→ Exercise goal: Retype the entries, please, from their first line to the line containing "const levelThresholds = [0.5, 1.5, 2.5, 3.5, 4.5];", exactly and only those lines, minus the pictures.

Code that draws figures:
* start *

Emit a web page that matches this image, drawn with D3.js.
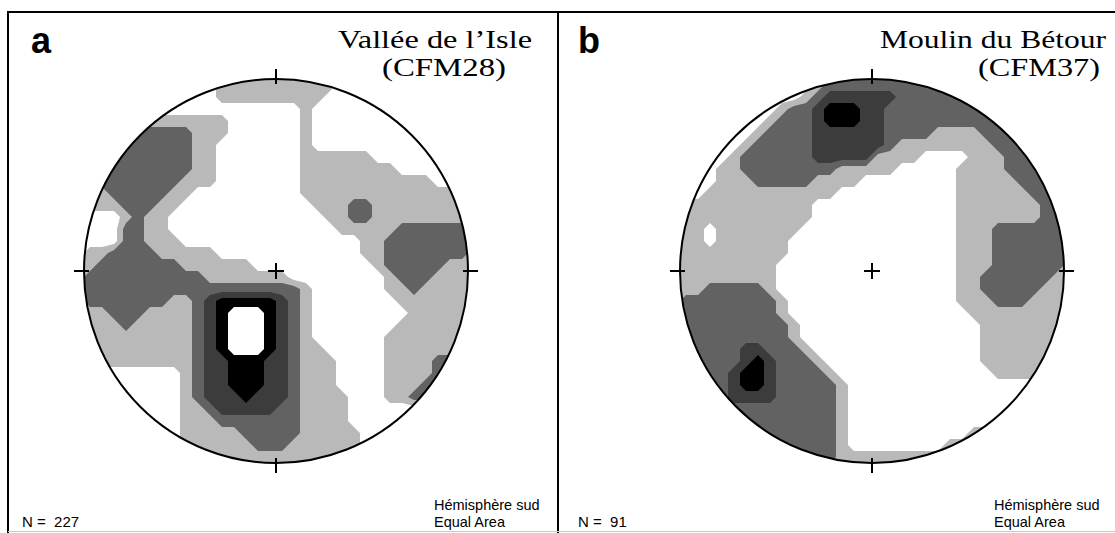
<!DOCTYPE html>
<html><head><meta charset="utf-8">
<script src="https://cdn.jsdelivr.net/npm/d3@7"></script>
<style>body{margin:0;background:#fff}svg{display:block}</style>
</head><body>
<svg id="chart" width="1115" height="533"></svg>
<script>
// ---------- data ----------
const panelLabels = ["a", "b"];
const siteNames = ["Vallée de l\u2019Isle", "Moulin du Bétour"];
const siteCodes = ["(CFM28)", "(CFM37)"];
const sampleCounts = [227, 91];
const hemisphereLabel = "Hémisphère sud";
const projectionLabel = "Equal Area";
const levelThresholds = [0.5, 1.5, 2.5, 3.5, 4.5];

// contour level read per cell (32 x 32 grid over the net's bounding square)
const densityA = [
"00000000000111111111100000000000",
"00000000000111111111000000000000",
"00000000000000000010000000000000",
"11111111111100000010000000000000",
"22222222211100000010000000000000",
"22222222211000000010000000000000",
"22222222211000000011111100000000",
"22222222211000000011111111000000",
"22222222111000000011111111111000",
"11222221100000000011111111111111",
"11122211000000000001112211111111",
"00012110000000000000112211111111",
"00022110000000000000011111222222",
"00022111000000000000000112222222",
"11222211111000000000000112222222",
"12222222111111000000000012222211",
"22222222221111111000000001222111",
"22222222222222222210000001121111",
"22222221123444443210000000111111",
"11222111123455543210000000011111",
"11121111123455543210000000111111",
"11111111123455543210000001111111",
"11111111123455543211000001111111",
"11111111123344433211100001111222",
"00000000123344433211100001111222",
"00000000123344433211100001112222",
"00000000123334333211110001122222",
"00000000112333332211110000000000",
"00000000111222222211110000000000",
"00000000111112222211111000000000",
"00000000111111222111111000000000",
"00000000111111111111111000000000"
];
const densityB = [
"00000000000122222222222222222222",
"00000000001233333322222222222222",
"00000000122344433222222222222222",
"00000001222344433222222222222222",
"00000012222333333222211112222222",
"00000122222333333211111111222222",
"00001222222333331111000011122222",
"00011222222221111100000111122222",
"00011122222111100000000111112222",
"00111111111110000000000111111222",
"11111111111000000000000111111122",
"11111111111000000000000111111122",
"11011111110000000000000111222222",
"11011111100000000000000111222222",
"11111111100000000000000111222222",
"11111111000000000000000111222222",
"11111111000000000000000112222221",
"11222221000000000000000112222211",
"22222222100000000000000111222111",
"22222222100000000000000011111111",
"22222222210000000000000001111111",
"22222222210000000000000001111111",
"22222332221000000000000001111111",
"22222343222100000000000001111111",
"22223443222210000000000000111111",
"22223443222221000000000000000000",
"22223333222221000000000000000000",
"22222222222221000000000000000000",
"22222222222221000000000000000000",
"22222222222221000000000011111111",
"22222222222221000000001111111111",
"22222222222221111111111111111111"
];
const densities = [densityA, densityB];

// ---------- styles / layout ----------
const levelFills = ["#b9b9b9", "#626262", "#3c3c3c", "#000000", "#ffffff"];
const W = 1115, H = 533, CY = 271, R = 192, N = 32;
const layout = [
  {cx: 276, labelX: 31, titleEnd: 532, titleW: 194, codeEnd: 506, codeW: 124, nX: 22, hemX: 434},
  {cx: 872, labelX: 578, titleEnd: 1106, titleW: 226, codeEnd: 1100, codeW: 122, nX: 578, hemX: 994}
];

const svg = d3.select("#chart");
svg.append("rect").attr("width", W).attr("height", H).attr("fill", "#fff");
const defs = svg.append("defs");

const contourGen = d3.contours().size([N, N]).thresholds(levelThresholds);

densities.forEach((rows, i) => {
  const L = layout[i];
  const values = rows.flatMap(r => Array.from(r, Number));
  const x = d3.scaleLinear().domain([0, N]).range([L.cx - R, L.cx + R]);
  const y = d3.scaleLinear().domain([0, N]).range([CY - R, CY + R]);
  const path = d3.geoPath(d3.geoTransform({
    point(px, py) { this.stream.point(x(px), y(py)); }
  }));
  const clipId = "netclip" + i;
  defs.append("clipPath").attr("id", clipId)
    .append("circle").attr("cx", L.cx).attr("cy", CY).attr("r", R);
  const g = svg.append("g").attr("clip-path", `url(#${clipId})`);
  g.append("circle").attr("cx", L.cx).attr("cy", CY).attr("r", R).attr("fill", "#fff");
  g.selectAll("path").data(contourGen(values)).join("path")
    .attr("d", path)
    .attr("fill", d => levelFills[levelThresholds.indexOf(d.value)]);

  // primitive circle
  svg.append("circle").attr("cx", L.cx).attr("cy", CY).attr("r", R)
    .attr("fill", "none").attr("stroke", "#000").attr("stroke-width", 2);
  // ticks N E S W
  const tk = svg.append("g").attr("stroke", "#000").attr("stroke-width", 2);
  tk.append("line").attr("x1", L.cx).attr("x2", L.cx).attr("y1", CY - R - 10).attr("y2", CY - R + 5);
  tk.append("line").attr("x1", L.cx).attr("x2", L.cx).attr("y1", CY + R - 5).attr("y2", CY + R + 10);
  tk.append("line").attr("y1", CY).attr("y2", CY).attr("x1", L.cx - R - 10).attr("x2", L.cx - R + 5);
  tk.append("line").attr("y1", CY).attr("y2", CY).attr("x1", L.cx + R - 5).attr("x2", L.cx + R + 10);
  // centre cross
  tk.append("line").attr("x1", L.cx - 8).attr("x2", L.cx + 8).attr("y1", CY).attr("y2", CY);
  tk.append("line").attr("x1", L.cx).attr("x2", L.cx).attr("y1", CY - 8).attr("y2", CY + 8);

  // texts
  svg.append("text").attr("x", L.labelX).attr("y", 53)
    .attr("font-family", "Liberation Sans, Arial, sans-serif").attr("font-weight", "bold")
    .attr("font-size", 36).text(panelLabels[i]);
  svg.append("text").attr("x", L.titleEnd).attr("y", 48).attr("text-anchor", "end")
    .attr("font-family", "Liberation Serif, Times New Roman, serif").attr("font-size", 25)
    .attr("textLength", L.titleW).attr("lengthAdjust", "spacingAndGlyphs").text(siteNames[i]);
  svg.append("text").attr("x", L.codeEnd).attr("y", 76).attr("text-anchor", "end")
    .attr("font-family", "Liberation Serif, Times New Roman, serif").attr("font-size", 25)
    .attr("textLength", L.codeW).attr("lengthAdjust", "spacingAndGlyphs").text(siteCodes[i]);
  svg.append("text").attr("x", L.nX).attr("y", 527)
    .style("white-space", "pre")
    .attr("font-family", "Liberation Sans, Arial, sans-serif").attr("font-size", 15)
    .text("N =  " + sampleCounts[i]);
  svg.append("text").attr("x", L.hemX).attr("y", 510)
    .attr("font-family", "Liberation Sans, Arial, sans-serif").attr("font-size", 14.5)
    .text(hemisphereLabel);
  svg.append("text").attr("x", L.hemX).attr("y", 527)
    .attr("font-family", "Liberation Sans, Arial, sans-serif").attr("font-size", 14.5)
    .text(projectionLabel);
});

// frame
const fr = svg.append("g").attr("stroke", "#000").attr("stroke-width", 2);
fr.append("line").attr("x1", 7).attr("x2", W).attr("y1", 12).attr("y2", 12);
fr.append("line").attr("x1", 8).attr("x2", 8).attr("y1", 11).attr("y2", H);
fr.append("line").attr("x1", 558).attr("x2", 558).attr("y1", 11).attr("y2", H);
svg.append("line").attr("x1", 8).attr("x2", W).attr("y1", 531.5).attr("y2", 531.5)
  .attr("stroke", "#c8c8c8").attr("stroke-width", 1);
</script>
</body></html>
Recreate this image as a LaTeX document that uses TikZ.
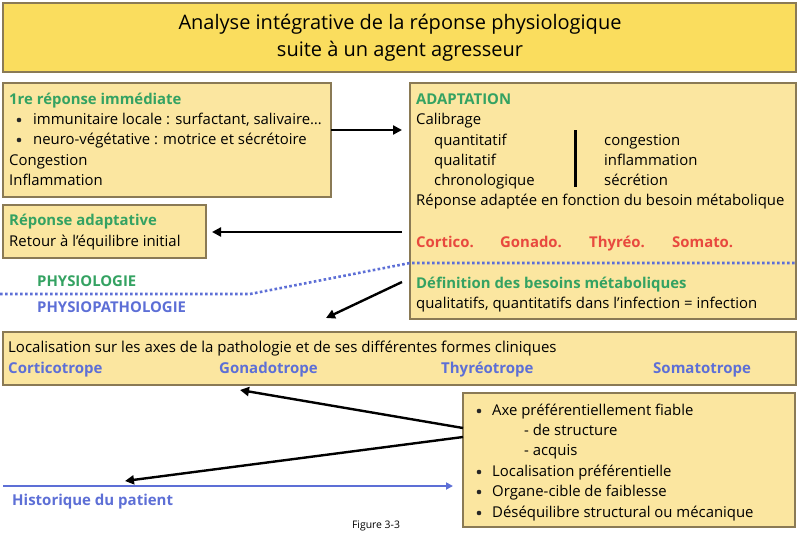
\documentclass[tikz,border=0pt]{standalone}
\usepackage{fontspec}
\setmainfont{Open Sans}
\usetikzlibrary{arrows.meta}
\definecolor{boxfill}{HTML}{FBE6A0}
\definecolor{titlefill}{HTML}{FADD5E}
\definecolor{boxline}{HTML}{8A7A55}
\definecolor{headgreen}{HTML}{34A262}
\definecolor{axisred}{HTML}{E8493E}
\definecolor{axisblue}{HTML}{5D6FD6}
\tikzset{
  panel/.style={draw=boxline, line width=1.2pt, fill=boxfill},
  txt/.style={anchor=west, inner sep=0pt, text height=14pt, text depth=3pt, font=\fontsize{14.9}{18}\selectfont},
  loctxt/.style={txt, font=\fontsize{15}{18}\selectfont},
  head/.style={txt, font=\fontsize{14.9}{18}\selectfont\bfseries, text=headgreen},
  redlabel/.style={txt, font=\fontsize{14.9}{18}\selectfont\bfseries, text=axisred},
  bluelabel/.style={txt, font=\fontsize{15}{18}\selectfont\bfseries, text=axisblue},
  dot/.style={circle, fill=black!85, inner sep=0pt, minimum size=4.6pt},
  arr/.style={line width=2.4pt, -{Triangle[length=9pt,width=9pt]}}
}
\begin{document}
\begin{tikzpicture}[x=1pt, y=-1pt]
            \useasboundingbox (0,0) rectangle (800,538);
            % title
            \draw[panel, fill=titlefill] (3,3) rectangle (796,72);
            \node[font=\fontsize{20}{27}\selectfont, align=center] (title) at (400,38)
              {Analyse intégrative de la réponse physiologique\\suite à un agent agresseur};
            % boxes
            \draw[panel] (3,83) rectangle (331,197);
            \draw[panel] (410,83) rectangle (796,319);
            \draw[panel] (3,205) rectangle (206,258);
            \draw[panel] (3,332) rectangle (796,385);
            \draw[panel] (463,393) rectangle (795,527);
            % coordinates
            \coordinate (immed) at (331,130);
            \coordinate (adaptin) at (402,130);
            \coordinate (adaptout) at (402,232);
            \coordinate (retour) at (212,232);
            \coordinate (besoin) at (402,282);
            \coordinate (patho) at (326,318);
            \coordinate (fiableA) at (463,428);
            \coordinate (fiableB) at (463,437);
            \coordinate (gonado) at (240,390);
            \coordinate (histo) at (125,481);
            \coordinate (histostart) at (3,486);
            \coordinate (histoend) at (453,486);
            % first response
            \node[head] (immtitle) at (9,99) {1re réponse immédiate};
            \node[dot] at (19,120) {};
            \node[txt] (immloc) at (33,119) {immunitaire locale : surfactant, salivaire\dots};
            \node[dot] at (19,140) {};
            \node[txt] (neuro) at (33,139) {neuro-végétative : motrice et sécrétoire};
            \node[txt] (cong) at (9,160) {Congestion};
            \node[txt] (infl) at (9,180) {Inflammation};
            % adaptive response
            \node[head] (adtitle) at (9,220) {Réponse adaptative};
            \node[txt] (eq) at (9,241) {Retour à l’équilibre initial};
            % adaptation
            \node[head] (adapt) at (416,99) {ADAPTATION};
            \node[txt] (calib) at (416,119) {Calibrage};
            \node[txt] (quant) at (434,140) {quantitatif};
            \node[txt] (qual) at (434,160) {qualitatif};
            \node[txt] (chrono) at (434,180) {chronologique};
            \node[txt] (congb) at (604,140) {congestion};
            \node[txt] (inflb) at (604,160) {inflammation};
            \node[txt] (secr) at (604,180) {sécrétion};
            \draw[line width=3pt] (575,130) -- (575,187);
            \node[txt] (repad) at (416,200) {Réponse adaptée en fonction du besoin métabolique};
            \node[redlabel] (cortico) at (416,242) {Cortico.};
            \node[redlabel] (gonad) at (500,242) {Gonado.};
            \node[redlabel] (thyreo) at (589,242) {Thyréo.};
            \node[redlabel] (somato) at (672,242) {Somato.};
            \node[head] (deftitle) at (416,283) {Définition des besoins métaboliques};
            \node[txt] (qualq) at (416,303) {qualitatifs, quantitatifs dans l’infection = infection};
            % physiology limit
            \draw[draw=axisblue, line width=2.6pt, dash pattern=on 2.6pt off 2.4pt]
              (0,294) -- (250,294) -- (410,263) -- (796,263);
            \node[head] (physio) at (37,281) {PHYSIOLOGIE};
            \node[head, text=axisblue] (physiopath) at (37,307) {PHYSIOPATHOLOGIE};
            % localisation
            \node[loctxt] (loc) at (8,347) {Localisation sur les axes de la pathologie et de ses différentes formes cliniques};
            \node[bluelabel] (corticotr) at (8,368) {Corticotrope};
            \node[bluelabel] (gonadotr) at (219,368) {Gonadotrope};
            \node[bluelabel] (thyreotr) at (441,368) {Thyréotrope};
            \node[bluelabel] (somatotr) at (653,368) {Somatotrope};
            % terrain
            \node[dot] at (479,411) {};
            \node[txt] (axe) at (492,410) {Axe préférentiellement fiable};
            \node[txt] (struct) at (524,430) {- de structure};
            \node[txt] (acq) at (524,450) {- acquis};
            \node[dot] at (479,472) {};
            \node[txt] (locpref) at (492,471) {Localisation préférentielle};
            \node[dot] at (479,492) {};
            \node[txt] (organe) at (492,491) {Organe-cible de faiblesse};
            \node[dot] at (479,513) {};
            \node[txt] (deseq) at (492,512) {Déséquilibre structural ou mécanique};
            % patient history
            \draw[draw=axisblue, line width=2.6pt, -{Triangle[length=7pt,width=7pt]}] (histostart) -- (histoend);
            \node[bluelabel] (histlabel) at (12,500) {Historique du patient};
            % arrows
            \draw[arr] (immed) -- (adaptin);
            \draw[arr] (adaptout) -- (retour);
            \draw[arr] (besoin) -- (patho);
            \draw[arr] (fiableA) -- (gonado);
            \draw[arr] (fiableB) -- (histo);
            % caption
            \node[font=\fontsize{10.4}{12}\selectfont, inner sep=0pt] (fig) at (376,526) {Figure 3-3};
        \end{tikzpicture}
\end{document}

* end *

→ Task result:
Emit a web page that matches this image, drawn with D3.js.
<!DOCTYPE html>
<html><head><meta charset="utf-8">
<script src="https://cdn.jsdelivr.net/npm/d3@7"></script>
<style>body{margin:0;background:#fff}svg{display:block}</style>
</head><body>
<svg id="chart" width="1115" height="533"></svg>
<script>
// ---------- data ----------
const panelLabels = ["a", "b"];
const siteNames = ["Vallée de l\u2019Isle", "Moulin du Bétour"];
const siteCodes = ["(CFM28)", "(CFM37)"];
const sampleCounts = [227, 91];
const hemisphereLabel = "Hémisphère sud";
const projectionLabel = "Equal Area";
const levelThresholds = [0.5, 1.5, 2.5, 3.5, 4.5];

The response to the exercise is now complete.